Figure scripts
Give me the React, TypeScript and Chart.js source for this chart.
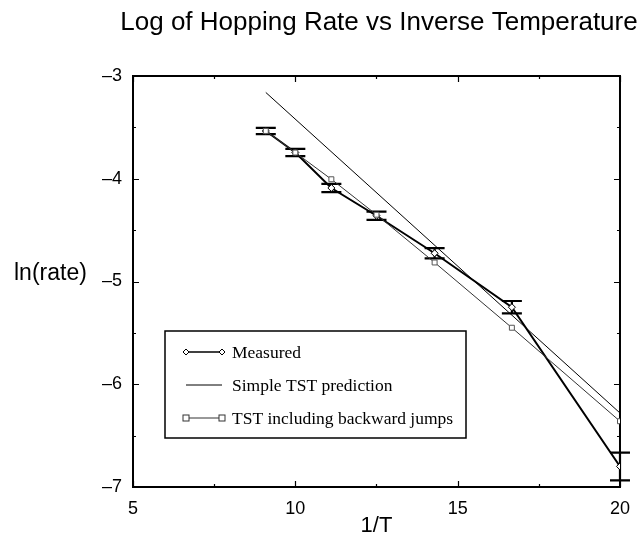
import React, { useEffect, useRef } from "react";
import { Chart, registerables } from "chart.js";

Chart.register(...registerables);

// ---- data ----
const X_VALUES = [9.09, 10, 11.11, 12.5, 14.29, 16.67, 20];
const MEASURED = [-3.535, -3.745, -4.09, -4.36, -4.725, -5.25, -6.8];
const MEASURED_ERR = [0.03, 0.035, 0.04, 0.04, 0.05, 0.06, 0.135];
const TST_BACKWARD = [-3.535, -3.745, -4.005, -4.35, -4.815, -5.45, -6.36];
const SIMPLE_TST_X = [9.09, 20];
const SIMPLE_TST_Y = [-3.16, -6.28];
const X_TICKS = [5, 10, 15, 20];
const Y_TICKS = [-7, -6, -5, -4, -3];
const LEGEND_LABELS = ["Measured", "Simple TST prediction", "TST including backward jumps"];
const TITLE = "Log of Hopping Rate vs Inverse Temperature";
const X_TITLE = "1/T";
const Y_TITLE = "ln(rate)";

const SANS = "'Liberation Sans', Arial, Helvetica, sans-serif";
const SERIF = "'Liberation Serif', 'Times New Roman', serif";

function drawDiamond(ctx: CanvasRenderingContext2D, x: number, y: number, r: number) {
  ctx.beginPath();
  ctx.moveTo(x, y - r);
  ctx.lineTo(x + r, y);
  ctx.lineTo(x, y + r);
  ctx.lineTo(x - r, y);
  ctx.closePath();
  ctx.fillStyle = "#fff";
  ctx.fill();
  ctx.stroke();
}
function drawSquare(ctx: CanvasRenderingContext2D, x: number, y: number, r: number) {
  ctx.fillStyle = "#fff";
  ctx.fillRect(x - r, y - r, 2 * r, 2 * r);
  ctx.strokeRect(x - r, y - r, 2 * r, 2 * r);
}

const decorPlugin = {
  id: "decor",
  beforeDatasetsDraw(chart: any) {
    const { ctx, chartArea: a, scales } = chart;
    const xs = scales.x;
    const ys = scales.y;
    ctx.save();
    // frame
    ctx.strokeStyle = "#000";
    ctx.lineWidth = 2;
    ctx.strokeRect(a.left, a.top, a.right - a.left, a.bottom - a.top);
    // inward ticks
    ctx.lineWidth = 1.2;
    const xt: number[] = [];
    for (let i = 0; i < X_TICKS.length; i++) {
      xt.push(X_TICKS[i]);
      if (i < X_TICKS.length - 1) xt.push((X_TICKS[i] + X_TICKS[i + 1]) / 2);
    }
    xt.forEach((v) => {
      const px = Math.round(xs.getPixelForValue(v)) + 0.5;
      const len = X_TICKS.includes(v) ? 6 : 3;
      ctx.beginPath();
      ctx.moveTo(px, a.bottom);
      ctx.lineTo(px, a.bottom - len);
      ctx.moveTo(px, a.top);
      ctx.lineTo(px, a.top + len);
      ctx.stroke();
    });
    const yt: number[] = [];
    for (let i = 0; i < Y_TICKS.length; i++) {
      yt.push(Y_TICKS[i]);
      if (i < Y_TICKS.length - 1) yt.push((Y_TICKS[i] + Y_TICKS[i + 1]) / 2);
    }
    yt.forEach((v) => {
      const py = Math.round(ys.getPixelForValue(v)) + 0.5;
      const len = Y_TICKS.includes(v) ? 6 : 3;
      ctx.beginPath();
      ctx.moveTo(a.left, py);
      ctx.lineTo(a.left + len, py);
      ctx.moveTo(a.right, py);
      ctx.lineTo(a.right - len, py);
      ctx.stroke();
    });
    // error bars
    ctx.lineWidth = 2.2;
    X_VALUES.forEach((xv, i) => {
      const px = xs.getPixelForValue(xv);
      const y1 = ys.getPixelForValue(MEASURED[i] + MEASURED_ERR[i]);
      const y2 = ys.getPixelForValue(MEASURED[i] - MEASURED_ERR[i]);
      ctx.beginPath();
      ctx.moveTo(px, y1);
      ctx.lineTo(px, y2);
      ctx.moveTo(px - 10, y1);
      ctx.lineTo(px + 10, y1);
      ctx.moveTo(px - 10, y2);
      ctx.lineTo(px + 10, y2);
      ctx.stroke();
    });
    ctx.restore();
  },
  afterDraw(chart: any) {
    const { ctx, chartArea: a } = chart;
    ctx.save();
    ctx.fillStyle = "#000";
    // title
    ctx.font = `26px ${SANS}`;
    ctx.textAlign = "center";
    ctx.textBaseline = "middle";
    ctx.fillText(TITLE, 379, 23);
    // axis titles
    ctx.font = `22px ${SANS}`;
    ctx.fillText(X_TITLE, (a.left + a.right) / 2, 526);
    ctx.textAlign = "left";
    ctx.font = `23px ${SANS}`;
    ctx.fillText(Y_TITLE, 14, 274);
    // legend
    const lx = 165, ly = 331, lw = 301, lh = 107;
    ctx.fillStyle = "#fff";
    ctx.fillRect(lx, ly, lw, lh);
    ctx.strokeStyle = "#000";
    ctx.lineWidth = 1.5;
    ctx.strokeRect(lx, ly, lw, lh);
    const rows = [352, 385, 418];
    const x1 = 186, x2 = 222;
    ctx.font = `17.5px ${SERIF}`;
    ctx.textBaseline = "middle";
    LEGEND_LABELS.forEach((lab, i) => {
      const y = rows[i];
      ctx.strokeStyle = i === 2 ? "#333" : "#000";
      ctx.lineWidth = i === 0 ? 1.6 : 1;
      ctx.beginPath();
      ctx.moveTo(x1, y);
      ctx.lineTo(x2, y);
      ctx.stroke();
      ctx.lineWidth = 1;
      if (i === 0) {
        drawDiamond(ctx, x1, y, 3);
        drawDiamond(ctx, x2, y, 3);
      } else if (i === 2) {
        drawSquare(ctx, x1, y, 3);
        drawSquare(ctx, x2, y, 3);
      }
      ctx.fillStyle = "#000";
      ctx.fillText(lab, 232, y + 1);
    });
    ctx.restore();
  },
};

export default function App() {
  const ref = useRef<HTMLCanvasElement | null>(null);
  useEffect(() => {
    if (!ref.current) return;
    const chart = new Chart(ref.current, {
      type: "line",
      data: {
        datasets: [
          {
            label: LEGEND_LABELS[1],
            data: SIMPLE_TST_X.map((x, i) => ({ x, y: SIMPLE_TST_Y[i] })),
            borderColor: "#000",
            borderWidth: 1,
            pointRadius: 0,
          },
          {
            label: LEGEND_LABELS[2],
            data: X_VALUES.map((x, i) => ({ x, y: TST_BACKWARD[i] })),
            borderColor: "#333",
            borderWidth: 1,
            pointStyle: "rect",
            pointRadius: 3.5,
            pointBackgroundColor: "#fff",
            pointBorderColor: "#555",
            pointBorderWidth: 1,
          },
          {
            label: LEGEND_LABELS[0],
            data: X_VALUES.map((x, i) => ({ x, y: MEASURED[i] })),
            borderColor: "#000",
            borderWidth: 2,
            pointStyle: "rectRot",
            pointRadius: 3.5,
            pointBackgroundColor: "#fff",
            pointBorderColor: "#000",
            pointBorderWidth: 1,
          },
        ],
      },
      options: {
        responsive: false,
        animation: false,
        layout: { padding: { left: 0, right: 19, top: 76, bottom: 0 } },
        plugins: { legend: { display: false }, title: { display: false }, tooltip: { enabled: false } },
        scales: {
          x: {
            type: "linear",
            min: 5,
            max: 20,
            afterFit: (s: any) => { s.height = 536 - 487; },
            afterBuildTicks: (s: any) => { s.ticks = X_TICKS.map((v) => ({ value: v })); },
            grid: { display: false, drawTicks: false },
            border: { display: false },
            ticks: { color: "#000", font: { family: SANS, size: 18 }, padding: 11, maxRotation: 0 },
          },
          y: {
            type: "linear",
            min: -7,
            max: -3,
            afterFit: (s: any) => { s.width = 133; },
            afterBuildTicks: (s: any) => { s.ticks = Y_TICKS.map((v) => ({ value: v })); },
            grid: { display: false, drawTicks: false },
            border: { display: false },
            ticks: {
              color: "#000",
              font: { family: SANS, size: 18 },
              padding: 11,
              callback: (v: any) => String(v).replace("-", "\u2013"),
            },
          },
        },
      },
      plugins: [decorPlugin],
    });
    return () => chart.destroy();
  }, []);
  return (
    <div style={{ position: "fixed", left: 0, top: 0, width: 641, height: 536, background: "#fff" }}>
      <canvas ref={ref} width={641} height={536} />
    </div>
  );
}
--
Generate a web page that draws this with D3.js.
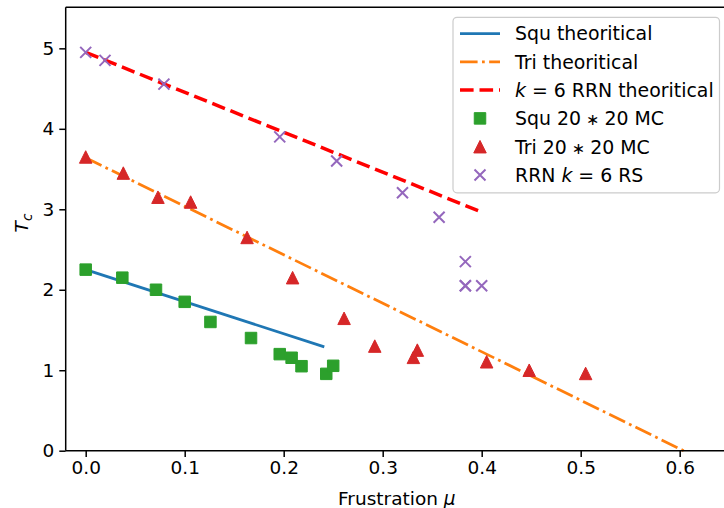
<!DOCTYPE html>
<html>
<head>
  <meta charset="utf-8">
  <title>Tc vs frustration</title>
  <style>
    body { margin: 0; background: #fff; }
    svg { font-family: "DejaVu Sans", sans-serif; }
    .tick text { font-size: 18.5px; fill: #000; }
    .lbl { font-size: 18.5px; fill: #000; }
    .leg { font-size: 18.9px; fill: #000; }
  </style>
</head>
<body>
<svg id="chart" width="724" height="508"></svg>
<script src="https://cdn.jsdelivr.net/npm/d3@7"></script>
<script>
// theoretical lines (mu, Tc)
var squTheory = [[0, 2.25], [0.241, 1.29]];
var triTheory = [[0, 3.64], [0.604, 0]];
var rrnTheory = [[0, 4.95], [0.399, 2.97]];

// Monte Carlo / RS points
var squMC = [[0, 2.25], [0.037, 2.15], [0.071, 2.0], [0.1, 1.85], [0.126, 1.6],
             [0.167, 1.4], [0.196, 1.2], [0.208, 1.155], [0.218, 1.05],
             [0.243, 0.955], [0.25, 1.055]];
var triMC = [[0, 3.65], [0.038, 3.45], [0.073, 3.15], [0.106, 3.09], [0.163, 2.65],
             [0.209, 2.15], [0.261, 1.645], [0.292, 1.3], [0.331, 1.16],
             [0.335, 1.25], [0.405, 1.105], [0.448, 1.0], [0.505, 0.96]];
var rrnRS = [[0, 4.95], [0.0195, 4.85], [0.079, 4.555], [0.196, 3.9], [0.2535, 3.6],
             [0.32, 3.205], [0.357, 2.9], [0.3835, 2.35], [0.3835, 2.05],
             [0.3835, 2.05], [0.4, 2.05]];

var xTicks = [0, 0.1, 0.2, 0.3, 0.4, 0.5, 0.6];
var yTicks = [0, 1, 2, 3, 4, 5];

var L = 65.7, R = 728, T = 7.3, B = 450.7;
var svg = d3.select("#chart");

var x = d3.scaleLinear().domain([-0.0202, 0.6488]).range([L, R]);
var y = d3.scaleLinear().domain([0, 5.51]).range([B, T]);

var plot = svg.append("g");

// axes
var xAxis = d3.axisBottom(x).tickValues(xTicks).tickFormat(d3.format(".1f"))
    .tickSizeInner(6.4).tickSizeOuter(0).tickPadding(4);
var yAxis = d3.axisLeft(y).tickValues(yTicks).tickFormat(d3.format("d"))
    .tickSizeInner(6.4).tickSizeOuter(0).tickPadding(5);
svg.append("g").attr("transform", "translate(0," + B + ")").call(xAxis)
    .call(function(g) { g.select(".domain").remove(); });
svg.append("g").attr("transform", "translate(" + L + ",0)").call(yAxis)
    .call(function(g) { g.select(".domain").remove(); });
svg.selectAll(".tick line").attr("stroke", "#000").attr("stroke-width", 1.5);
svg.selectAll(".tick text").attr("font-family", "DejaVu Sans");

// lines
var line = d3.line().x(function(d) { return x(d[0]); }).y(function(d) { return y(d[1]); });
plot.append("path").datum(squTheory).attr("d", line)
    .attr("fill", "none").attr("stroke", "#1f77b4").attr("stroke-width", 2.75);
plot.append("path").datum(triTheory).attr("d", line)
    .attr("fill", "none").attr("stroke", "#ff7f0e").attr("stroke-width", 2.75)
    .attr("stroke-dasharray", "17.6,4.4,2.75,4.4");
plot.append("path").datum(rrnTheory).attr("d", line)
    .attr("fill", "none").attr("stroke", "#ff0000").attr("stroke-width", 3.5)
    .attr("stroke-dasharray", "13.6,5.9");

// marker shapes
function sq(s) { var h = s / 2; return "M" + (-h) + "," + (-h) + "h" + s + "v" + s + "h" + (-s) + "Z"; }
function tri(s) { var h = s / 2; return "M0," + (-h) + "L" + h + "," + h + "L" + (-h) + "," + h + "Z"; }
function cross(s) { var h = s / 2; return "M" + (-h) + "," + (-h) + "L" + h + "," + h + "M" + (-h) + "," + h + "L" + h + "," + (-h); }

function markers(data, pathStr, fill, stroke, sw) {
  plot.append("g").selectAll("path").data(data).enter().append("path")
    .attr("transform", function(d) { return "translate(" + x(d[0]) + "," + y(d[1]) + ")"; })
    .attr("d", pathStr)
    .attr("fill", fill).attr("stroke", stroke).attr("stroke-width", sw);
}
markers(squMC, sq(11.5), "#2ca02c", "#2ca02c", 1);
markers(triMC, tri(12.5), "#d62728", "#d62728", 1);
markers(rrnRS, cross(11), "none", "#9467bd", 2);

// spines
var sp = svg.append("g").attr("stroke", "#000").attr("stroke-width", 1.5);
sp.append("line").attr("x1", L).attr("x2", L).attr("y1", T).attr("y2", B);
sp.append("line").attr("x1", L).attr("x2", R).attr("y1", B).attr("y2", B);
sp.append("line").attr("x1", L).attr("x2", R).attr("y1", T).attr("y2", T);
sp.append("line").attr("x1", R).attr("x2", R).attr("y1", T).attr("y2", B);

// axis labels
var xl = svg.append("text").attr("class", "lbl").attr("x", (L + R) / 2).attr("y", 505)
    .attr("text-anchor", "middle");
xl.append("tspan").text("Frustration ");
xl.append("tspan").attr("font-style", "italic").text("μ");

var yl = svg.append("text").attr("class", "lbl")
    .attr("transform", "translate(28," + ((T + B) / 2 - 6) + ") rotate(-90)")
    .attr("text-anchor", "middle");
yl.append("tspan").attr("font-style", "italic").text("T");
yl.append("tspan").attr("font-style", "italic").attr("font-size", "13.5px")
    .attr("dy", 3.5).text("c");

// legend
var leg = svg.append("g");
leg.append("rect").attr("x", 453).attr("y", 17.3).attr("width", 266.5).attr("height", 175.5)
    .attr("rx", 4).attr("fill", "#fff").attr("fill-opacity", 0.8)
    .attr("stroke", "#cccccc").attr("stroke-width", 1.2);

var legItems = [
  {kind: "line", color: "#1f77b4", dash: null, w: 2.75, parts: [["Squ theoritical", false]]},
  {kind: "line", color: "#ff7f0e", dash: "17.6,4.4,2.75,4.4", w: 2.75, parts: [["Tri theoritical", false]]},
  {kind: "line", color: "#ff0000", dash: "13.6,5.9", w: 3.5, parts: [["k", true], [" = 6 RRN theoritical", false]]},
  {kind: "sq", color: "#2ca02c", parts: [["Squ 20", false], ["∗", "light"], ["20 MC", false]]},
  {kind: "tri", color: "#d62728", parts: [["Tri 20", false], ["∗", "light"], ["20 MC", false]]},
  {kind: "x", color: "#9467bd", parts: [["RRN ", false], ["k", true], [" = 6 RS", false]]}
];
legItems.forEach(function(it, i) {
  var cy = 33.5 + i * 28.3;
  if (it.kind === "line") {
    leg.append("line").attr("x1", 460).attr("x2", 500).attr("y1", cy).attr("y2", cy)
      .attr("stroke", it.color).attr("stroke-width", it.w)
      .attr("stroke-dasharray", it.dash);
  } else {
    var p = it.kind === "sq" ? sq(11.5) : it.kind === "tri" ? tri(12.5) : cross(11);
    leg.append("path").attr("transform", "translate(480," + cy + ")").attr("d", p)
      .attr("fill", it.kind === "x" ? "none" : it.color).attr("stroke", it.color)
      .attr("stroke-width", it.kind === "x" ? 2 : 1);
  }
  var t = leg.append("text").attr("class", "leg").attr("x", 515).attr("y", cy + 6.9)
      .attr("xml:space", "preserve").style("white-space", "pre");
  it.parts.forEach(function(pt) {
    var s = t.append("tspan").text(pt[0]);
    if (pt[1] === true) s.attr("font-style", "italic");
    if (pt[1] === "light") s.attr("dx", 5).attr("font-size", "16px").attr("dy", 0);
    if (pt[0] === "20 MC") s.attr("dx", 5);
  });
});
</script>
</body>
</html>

*EXERCISE:* Skip all pictures and retype only the stretch from the line that holds "Give me the" through the line that holds "Chart.register(...registerables);", exactly as written.

*RESPONSE FOR THIS EXERCISE:*
Give me the React, TypeScript and Chart.js source for this chart.
import React, { useEffect, useRef } from "react";
import { Chart, registerables } from "chart.js";

Chart.register(...registerables);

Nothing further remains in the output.